Thursday 11 February 2016

N 7 deg 41', E 109 deg 55' -- Race 7, Day 24

We've rounded the southern marks and are headed back north, basically
backtracking as we continue to wander around the South China Sea. Didn't
the Israelites wander in the desert for forty years? Seems like something I
would know if I'd paid better attention at various seders through the
years.

We're now headed upwind, which is a miserable way to sail. In a way, it's
impressive that you can sail upwind at all. However, the boat heels over a
lot, which makes everything difficult, especially down below. You also tend
to bounce and slam a lot more over the waves rather than riding them
smoothly. It's almost like you're paying a price for doing something so
unnatural.

Which leads me to this philosophical digression. I've been thinking for a
while that this is only partly a sailing test. It is also partly a "life on
a boat endurance test". I sort of knew this going in, but I only really
appreciated it after being properly at sea for a week or so.
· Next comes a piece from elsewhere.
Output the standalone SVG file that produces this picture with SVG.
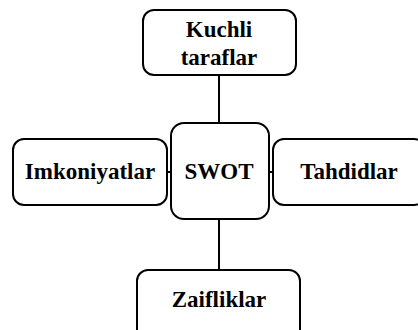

The sailing part is everything you need to do to get the boat from place to
place: hoisting sails, changing sails, trimming, helming, even maintenance
and bilges. It's hard work. Some of it stinks, i.e. bilges. But there is
often a real sense of accomplishment. If you execute a good sail change,
you can take pride in what you've done. I've been very happy with how the
sailing is going. I feel like I'm doing well personally and we're doing OK
as a team, especially given some personnel limitations.

"Life on a boat", by contrast, is everything that you would do in normal
life, but now you have to do it on a boat: getting in and out of bed,
bathing (or not), cooking, using the toilet.... This is also very hard
work, but the thing is, there is no sense of accomplishment-- "I got into
bed without killing myself!" "I got dressed in under ten minutes!" "I
managed to take a leak!" -- just constant annoyance that basic things are
so difficult.

I bring this up now because yesterday I was on the verge of failing the
endurance test. I was on mother duty, so I was below all day trying to cook
and wash up in a hot, sweaty environment, heeled over, with things not
working right. It was actually fairly moderate upwind conditions, but
coupled with a lot of tiredness and the fact we should have been in Da Nang
days ago with no upwind at all... I was near the breaking point. If someone
had offered me the chance to end this trip right then and there, I might
have taken it.

Of course, no one was going to make that offer. In a way, that makes this
easier than, say, a marathon. It's almost impossible to quit when it's at
its hardest. Sure, I can drop in Da Nang, but I expect things will look
different after a few days of rest. Hell, they look different today after a
slight easing in the wind, some time on deck rather than mothering below,
and a bucket shower.

Which reminds me, I had a great dream last night. I was having a shower.
That was it! Really, a shower and clean, dry sheets are what I'm looking
foward to more than anything, and they're now only six days away. Not sure
this is what the Clipper marketing people had in mind when they talked
about achieving your dream, but it's in sight.